The data below should be restated word for word, with every picture omitted.
[BEGIN]
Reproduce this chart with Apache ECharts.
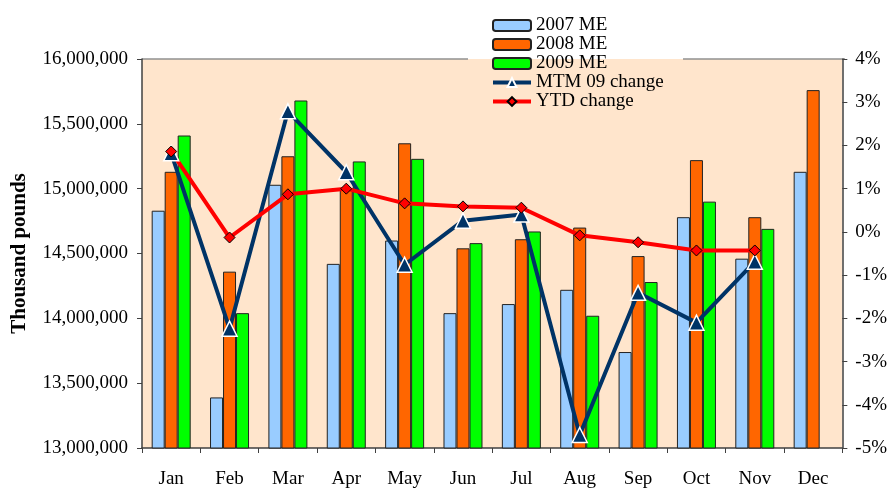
<!DOCTYPE html>
<html>
<head>
<meta charset="utf-8">
<script src="https://cdn.jsdelivr.net/npm/echarts@6/dist/echarts.min.js"></script>
<style>
  html, body { margin: 0; padding: 0; background: #ffffff; }
  #chart { width: 890px; height: 489px; }
</style>
</head>
<body>
<div id="chart"></div>
<script>
// data
const months = ['Jan', 'Feb', 'Mar', 'Apr', 'May', 'Jun', 'Jul', 'Aug', 'Sep', 'Oct', 'Nov', 'Dec'];
const me2007 = [14830000, 13390000, 15030000, 14420000, 14600000, 14040000, 14110000, 14220000, 13740000, 14780000, 14460000, 15130000];
const me2008 = [15130000, 14360000, 15250000, 15000000, 15350000, 14540000, 14610000, 14700000, 14480000, 15220000, 14780000, 15760000];
const me2009 = [15410000, 14040000, 15680000, 15210000, 15230000, 14580000, 14670000, 14020000, 14280000, 14900000, 14690000, null];
const mtm09 = [1.82, -2.24, 2.79, 1.38, -0.76, 0.26, 0.40, -4.70, -1.41, -2.10, -0.69, null];
const ytd = [1.86, -0.13, 0.87, 1.00, 0.66, 0.59, 0.56, -0.08, -0.24, -0.43, -0.43, null];

const font = 'Liberation Serif';
const axisColor = '#404040';

const chart = echarts.init(document.getElementById('chart'));

// 柱子样式
const barStyle = (color) => ({
  color: color,
  borderColor: '#222222',
  borderWidth: 1
});

const option = {
  backgroundColor: '#ffffff',
  textStyle: { fontFamily: font },
  grid: {
    left: 142,
    right: 45,
    top: 59,
    bottom: 41,
    show: true,
    backgroundColor: '#FFE5CC',
    borderWidth: 0
  },
  legend: {
    orient: 'vertical',
    left: 486,
    top: 11,
    itemWidth: 38,
    itemHeight: 11,
    itemGap: 0,
    lineStyle: { width: 4 },
    textStyle: { fontFamily: font, fontSize: 19, color: '#000000' },
    data: ['2007 ME', '2008 ME', '2009 ME', 'MTM 09 change', 'YTD change']
  },
  xAxis: {
    type: 'category',
    data: months,
    axisLine: { onZero: false, lineStyle: { color: axisColor, width: 1.5 } },
    axisTick: { show: true, length: 5, lineStyle: { color: axisColor } },
    axisLabel: { fontFamily: font, fontSize: 19, color: '#000000', margin: 22 }
  },
  yAxis: [
    {
      type: 'value',
      min: 13000000,
      max: 16000000,
      interval: 500000,
      name: 'Thousand pounds',
      nameLocation: 'middle',
      nameGap: 112,
      nameTextStyle: { fontFamily: font, fontSize: 21, fontWeight: 'bold', color: '#000000' },
      axisLine: { show: true, lineStyle: { color: axisColor, width: 1.5 } },
      axisTick: { show: true, length: 5, lineStyle: { color: axisColor } },
      splitLine: { show: false },
      axisLabel: {
        fontFamily: font,
        fontSize: 19,
        color: '#000000',
        margin: 14,
        formatter: (v) => v.toLocaleString('en-US')
      }
    },
    {
      type: 'value',
      min: -5,
      max: 4,
      interval: 1,
      position: 'right',
      axisLine: { show: true, onZero: false, lineStyle: { color: axisColor, width: 1.5 } },
      axisTick: { show: true, length: 5, lineStyle: { color: axisColor } },
      splitLine: { show: false },
      axisLabel: { fontFamily: font, fontSize: 19, color: '#000000', margin: 13, formatter: '{value}%' }
    }
  ],
  graphic: [
    // plot top border, broken where the legend sits
    { type: 'line', shape: { x1: 142, y1: 59, x2: 468, y2: 59 }, style: { stroke: '#909090', lineWidth: 1.5 } },
    { type: 'line', shape: { x1: 683, y1: 59, x2: 845, y2: 59 }, style: { stroke: '#909090', lineWidth: 1.5 } }
  ],
  series: [
    { name: '2007 ME', type: 'bar', barWidth: 13, barGap: '0%', itemStyle: barStyle('#99CCFF'), data: me2007 },
    { name: '2008 ME', type: 'bar', barWidth: 13, barGap: '0%', itemStyle: barStyle('#FF6600'), data: me2008 },
    { name: '2009 ME', type: 'bar', barWidth: 13, barGap: '0%', itemStyle: barStyle('#00FF00'), data: me2009 },
    {
      name: 'MTM 09 change',
      type: 'line',
      yAxisIndex: 1,
      symbol: 'triangle',
      symbolSize: 15,
      lineStyle: { color: '#003366', width: 4 },
      itemStyle: { color: '#003366', borderColor: '#ffffff', borderWidth: 1.5 },
      data: mtm09
    },
    {
      name: 'YTD change',
      type: 'line',
      yAxisIndex: 1,
      symbol: 'diamond',
      symbolSize: 11,
      lineStyle: { color: '#FF0000', width: 4 },
      itemStyle: { color: '#FF0000', borderColor: '#000000', borderWidth: 1 },
      data: ytd
    }
  ]
};

chart.setOption(option);
</script>
</body>
</html>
[END]
Answer for the task:
Reproduce this chart with Apache ECharts.
<!DOCTYPE html>
<html>
<head>
<meta charset="utf-8">
<script src="https://cdn.jsdelivr.net/npm/echarts@6/dist/echarts.min.js"></script>
<style>
  html, body { margin: 0; padding: 0; background: #ffffff; }
  #chart { width: 890px; height: 489px; }
</style>
</head>
<body>
<div id="chart"></div>
<script>
// data
const months = ['Jan', 'Feb', 'Mar', 'Apr', 'May', 'Jun', 'Jul', 'Aug', 'Sep', 'Oct', 'Nov', 'Dec'];
const me2007 = [14830000, 13390000, 15030000, 14420000, 14600000, 14040000, 14110000, 14220000, 13740000, 14780000, 14460000, 15130000];
const me2008 = [15130000, 14360000, 15250000, 15000000, 15350000, 14540000, 14610000, 14700000, 14480000, 15220000, 14780000, 15760000];
const me2009 = [15410000, 14040000, 15680000, 15210000, 15230000, 14580000, 14670000, 14020000, 14280000, 14900000, 14690000, null];
const mtm09 = [1.82, -2.24, 2.79, 1.38, -0.76, 0.26, 0.40, -4.70, -1.41, -2.10, -0.69, null];
const ytd = [1.86, -0.13, 0.87, 1.00, 0.66, 0.59, 0.56, -0.08, -0.24, -0.43, -0.43, null];

const font = 'Liberation Serif';
const axisColor = '#404040';

const chart = echarts.init(document.getElementById('chart'));

// 柱子样式
const barStyle = (color) => ({
  color: color,
  borderColor: '#222222',
  borderWidth: 1
});

const option = {
  backgroundColor: '#ffffff',
  textStyle: { fontFamily: font },
  grid: {
    left: 142,
    right: 45,
    top: 59,
    bottom: 41,
    show: true,
    backgroundColor: '#FFE5CC',
    borderWidth: 0
  },
  legend: {
    orient: 'vertical',
    left: 486,
    top: 11,
    itemWidth: 38,
    itemHeight: 11,
    itemGap: 0,
    lineStyle: { width: 4 },
    textStyle: { fontFamily: font, fontSize: 19, color: '#000000' },
    data: ['2007 ME', '2008 ME', '2009 ME', 'MTM 09 change', 'YTD change']
  },
  xAxis: {
    type: 'category',
    data: months,
    axisLine: { onZero: false, lineStyle: { color: axisColor, width: 1.5 } },
    axisTick: { show: true, length: 5, lineStyle: { color: axisColor } },
    axisLabel: { fontFamily: font, fontSize: 19, color: '#000000', margin: 22 }
  },
  yAxis: [
    {
      type: 'value',
      min: 13000000,
      max: 16000000,
      interval: 500000,
      name: 'Thousand pounds',
      nameLocation: 'middle',
      nameGap: 112,
      nameTextStyle: { fontFamily: font, fontSize: 21, fontWeight: 'bold', color: '#000000' },
      axisLine: { show: true, lineStyle: { color: axisColor, width: 1.5 } },
      axisTick: { show: true, length: 5, lineStyle: { color: axisColor } },
      splitLine: { show: false },
      axisLabel: {
        fontFamily: font,
        fontSize: 19,
        color: '#000000',
        margin: 14,
        formatter: (v) => v.toLocaleString('en-US')
      }
    },
    {
      type: 'value',
      min: -5,
      max: 4,
      interval: 1,
      position: 'right',
      axisLine: { show: true, onZero: false, lineStyle: { color: axisColor, width: 1.5 } },
      axisTick: { show: true, length: 5, lineStyle: { color: axisColor } },
      splitLine: { show: false },
      axisLabel: { fontFamily: font, fontSize: 19, color: '#000000', margin: 13, formatter: '{value}%' }
    }
  ],
  graphic: [
    // plot top border, broken where the legend sits
    { type: 'line', shape: { x1: 142, y1: 59, x2: 468, y2: 59 }, style: { stroke: '#909090', lineWidth: 1.5 } },
    { type: 'line', shape: { x1: 683, y1: 59, x2: 845, y2: 59 }, style: { stroke: '#909090', lineWidth: 1.5 } }
  ],
  series: [
    { name: '2007 ME', type: 'bar', barWidth: 13, barGap: '0%', itemStyle: barStyle('#99CCFF'), data: me2007 },
    { name: '2008 ME', type: 'bar', barWidth: 13, barGap: '0%', itemStyle: barStyle('#FF6600'), data: me2008 },
    { name: '2009 ME', type: 'bar', barWidth: 13, barGap: '0%', itemStyle: barStyle('#00FF00'), data: me2009 },
    {
      name: 'MTM 09 change',
      type: 'line',
      yAxisIndex: 1,
      symbol: 'triangle',
      symbolSize: 15,
      lineStyle: { color: '#003366', width: 4 },
      itemStyle: { color: '#003366', borderColor: '#ffffff', borderWidth: 1.5 },
      data: mtm09
    },
    {
      name: 'YTD change',
      type: 'line',
      yAxisIndex: 1,
      symbol: 'diamond',
      symbolSize: 11,
      lineStyle: { color: '#FF0000', width: 4 },
      itemStyle: { color: '#FF0000', borderColor: '#000000', borderWidth: 1 },
      data: ytd
    }
  ]
};

chart.setOption(option);
</script>
</body>
</html>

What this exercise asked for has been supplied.